- **Given material**:

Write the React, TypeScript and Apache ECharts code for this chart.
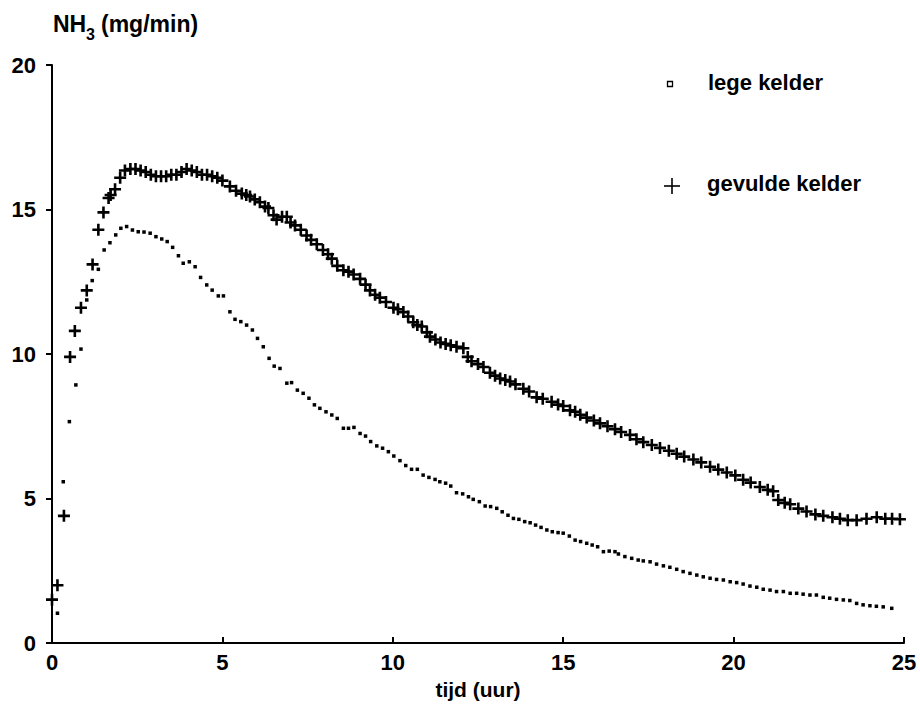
import React, { useEffect, useRef } from "react";
import * as echarts from "echarts";

// Time (hours) and NH3 emission (mg/min) — filled cellar ("gevulde kelder")
const gevuldeTijd = [
  0.0, 0.16, 0.35, 0.53, 0.67, 0.85, 1.02, 1.19, 1.36, 1.51, 1.66, 1.72, 1.85, 2.0, 2.14, 2.3, 2.45, 2.6, 2.75, 2.9,
  3.05, 3.2, 3.35, 3.5, 3.65, 3.8, 3.95, 4.1, 4.25, 4.4, 4.55, 4.7, 4.85, 5.0, 5.22, 5.4, 5.57, 5.7, 5.81, 5.95,
  6.1, 6.25, 6.35, 6.5, 6.59, 6.75, 6.89, 7.0, 7.13, 7.3, 7.47, 7.6, 7.77, 7.95, 8.1, 8.21, 8.37, 8.55, 8.7, 8.85,
  9.04, 9.2, 9.33, 9.48, 9.62, 9.8, 10.02, 10.15, 10.31, 10.45, 10.6, 10.72, 10.85, 11.0, 11.09, 11.25, 11.4, 11.55, 11.7, 11.87,
  12.07, 12.2, 12.31, 12.5, 12.66, 12.85, 13.0, 13.15, 13.3, 13.44, 13.6, 13.83, 14.0, 14.22, 14.4, 14.66, 14.85, 15.0, 15.2, 15.35,
  15.5, 15.69, 15.9, 16.08, 16.3, 16.52, 16.7, 16.96, 17.15, 17.35, 17.6, 17.84, 18.1, 18.33, 18.55, 18.82, 19.05, 19.31, 19.55, 19.8,
  20.05, 20.28, 20.5, 20.77, 21.0, 21.16, 21.31, 21.5, 21.66, 21.9, 22.14, 22.4, 22.63, 22.9, 23.12, 23.35, 23.61, 23.9, 24.2, 24.45,
  24.65, 24.88,
];
const gevuldeNH3 = [
  1.5, 2.0, 4.4, 9.9, 10.8, 11.6, 12.2, 13.1, 14.3, 14.9, 15.4, 15.5, 15.7, 16.1, 16.35, 16.4, 16.4, 16.35, 16.3, 16.2,
  16.15, 16.15, 16.15, 16.2, 16.2, 16.3, 16.4, 16.35, 16.3, 16.2, 16.2, 16.15, 16.1, 16.0, 15.8, 15.65, 15.55, 15.5, 15.45, 15.35,
  15.25, 15.1, 15.05, 14.8, 14.65, 14.75, 14.75, 14.55, 14.45, 14.3, 14.1, 13.95, 13.8, 13.6, 13.45, 13.3, 13.05, 12.9, 12.85, 12.75,
  12.6, 12.4, 12.2, 12.05, 11.95, 11.8, 11.6, 11.55, 11.45, 11.3, 11.1, 11.0, 10.95, 10.75, 10.6, 10.5, 10.4, 10.35, 10.3, 10.25,
  10.2, 9.9, 9.75, 9.65, 9.55, 9.35, 9.25, 9.15, 9.1, 9.05, 8.95, 8.8, 8.7, 8.5, 8.45, 8.35, 8.25, 8.2, 8.05, 8.0,
  7.9, 7.8, 7.7, 7.6, 7.5, 7.4, 7.3, 7.2, 7.05, 6.95, 6.85, 6.75, 6.65, 6.55, 6.45, 6.35, 6.25, 6.1, 6.0, 5.9,
  5.8, 5.65, 5.55, 5.4, 5.3, 5.25, 4.95, 4.85, 4.8, 4.65, 4.55, 4.45, 4.4, 4.35, 4.3, 4.25, 4.25, 4.3, 4.35, 4.3,
  4.3, 4.28,
];

// Time (hours) and NH3 emission (mg/min) — empty cellar ("lege kelder")
const legeTijd = [
  0.16, 0.33, 0.51, 0.7, 0.85, 1.02, 1.18, 1.36, 1.53, 1.7, 1.87, 2.02, 2.19, 2.36, 2.53, 2.7, 2.88, 3.05, 3.22, 3.38,
  3.54, 3.71, 3.85, 4.03, 4.2, 4.36, 4.54, 4.7, 4.88, 5.03, 5.22, 5.37, 5.54, 5.71, 5.88, 6.03, 6.2, 6.37, 6.52, 6.69,
  6.89, 7.03, 7.2, 7.37, 7.54, 7.7, 7.86, 8.04, 8.21, 8.37, 8.55, 8.7, 8.86, 9.04, 9.2, 9.35, 9.53, 9.7, 9.87, 10.03,
  10.21, 10.38, 10.55, 10.72, 10.89, 11.06, 11.24, 11.38, 11.55, 11.7, 11.87, 12.05, 12.22, 12.36, 12.54, 12.71, 12.87, 13.05, 13.21, 13.38,
  13.54, 13.7, 13.87, 14.03, 14.19, 14.35, 14.52, 14.68, 14.85, 15.0, 15.18, 15.35, 15.51, 15.69, 15.85, 16.01, 16.18, 16.35, 16.52, 16.62,
  16.81, 17.01, 17.2, 17.35, 17.55, 17.74, 17.94, 18.13, 18.33, 18.52, 18.72, 18.92, 19.11, 19.31, 19.5, 19.7, 19.9, 20.09, 20.28, 20.48,
  20.68, 20.87, 21.07, 21.26, 21.46, 21.66, 21.85, 22.04, 22.24, 22.43, 22.63, 22.82, 23.02, 23.22, 23.41, 23.61, 23.8, 24.0, 24.19, 24.39,
  24.64,
];
const legeNH3 = [
  1.03, 5.58, 7.66, 8.93, 10.17, 11.87, 12.54, 12.93, 13.6, 13.85, 14.12, 14.35, 14.41, 14.29, 14.23, 14.22, 14.18, 14.06, 13.98, 13.89,
  13.69, 13.4, 13.14, 13.19, 13.02, 12.65, 12.39, 12.21, 12.01, 12.01, 11.46, 11.2, 11.12, 11.0, 10.83, 10.54, 10.25, 9.85, 9.58, 9.5,
  8.99, 9.01, 8.75, 8.64, 8.47, 8.24, 8.12, 8.0, 7.89, 7.77, 7.43, 7.43, 7.46, 7.25, 7.16, 6.97, 6.82, 6.74, 6.62, 6.47,
  6.31, 6.14, 6.01, 6.01, 5.81, 5.73, 5.66, 5.58, 5.53, 5.43, 5.2, 5.16, 5.06, 4.97, 4.89, 4.74, 4.72, 4.66, 4.54, 4.42,
  4.31, 4.28, 4.2, 4.16, 4.08, 4.0, 3.91, 3.85, 3.82, 3.8, 3.7, 3.56, 3.51, 3.45, 3.39, 3.33, 3.16, 3.18, 3.16, 3.08,
  2.99, 2.93, 2.87, 2.84, 2.81, 2.73, 2.67, 2.62, 2.55, 2.47, 2.41, 2.35, 2.29, 2.24, 2.2, 2.18, 2.12, 2.09, 2.04, 1.97,
  1.93, 1.86, 1.83, 1.78, 1.78, 1.72, 1.72, 1.69, 1.66, 1.66, 1.58, 1.55, 1.51, 1.49, 1.47, 1.37, 1.32, 1.29, 1.27, 1.25,
  1.2,
];

const xTicks = { min: 0, max: 25, interval: 5 };
const yTicks = { min: 0, max: 20, interval: 5 };

const FONT = "'Liberation Sans', Arial, Helvetica, sans-serif";
const PLUS = "path://M0,5L10,5M5,0L5,10";

export default function App() {
  const ref = useRef<HTMLDivElement>(null);

  useEffect(() => {
    if (!ref.current) return;
    const chart = echarts.init(ref.current, null, { renderer: "svg" });

    const gevulde = gevuldeTijd.map((t, i) => [t, gevuldeNH3[i]]);
    const lege = legeTijd.map((t, i) => [t, legeNH3[i]]);

    chart.setOption({
      animation: false,
      backgroundColor: "#ffffff",
      grid: { left: 52, right: 16, top: 65, bottom: 71, containLabel: false },
      xAxis: {
        type: "value",
        min: xTicks.min,
        max: xTicks.max,
        interval: xTicks.interval,
        name: "tijd (uur)",
        nameLocation: "middle",
        nameGap: 36,
        nameTextStyle: { color: "#000", fontFamily: FONT, fontWeight: "bold", fontSize: 21 },
        axisLine: { show: true, lineStyle: { color: "#000", width: 2 } },
        axisTick: { show: true, inside: true, length: 6, lineStyle: { color: "#000", width: 2 } },
        axisLabel: { color: "#000", fontFamily: FONT, fontWeight: "bold", fontSize: 22, margin: 8 },
        splitLine: { show: false },
      },
      yAxis: {
        type: "value",
        min: yTicks.min,
        max: yTicks.max,
        interval: yTicks.interval,
        axisLine: { show: true, lineStyle: { color: "#000", width: 2 } },
        axisTick: { show: true, inside: false, length: 6, lineStyle: { color: "#000", width: 2 } },
        axisLabel: { color: "#000", fontFamily: FONT, fontWeight: "bold", fontSize: 22, margin: 16 },
        splitLine: { show: false },
      },
      series: [
        {
          name: "lege kelder",
          type: "scatter",
          data: lege,
          symbol: "rect",
          symbolSize: 3.5,
          itemStyle: { color: "#000", opacity: 1 },
          z: 2,
        },
        {
          name: "gevulde kelder",
          type: "scatter",
          data: gevulde,
          symbol: PLUS,
          symbolSize: 12,
          itemStyle: { color: "transparent", borderColor: "#000", borderWidth: 2.6, opacity: 1 },
          z: 3,
        },
      ],
      graphic: [
        // axis title with subscript
        {
          type: "text",
          left: 53,
          top: 12,
          style: { text: "NH", fill: "#000", font: `bold 23px ${FONT}` },
        },
        {
          type: "text",
          left: 86,
          top: 26,
          style: { text: "3", fill: "#000", font: `bold 16px ${FONT}` },
        },
        {
          type: "text",
          left: 101,
          top: 12,
          style: { text: "(mg/min)", fill: "#000", font: `bold 23px ${FONT}` },
        },
        // legend: empty cellar
        {
          type: "rect",
          shape: { x: 667.5, y: 81.5, width: 5, height: 5 },
          style: { fill: "#fff", stroke: "#000", lineWidth: 1.3 },
        },
        {
          type: "text",
          left: 708,
          top: 71,
          style: { text: "lege kelder", fill: "#000", font: `bold 22px ${FONT}` },
        },
        // legend: filled cellar
        {
          type: "line",
          shape: { x1: 664, y1: 186, x2: 680, y2: 186 },
          style: { stroke: "#000", lineWidth: 1.6 },
        },
        {
          type: "line",
          shape: { x1: 672, y1: 178, x2: 672, y2: 194 },
          style: { stroke: "#000", lineWidth: 1.6 },
        },
        {
          type: "text",
          left: 707,
          top: 172,
          style: { text: "gevulde kelder", fill: "#000", font: `bold 22px ${FONT}` },
        },
      ],
    });

    return () => chart.dispose();
  }, []);

  return <div ref={ref} style={{ position: "fixed", left: 0, top: 0, width: 920, height: 714 }} />;
}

- **Your task**:
Pull every line containing the word "React" out of the material.

- **Result for this task**:
Write the React, TypeScript and Apache ECharts code for this chart.
import React, { useEffect, useRef } from "react";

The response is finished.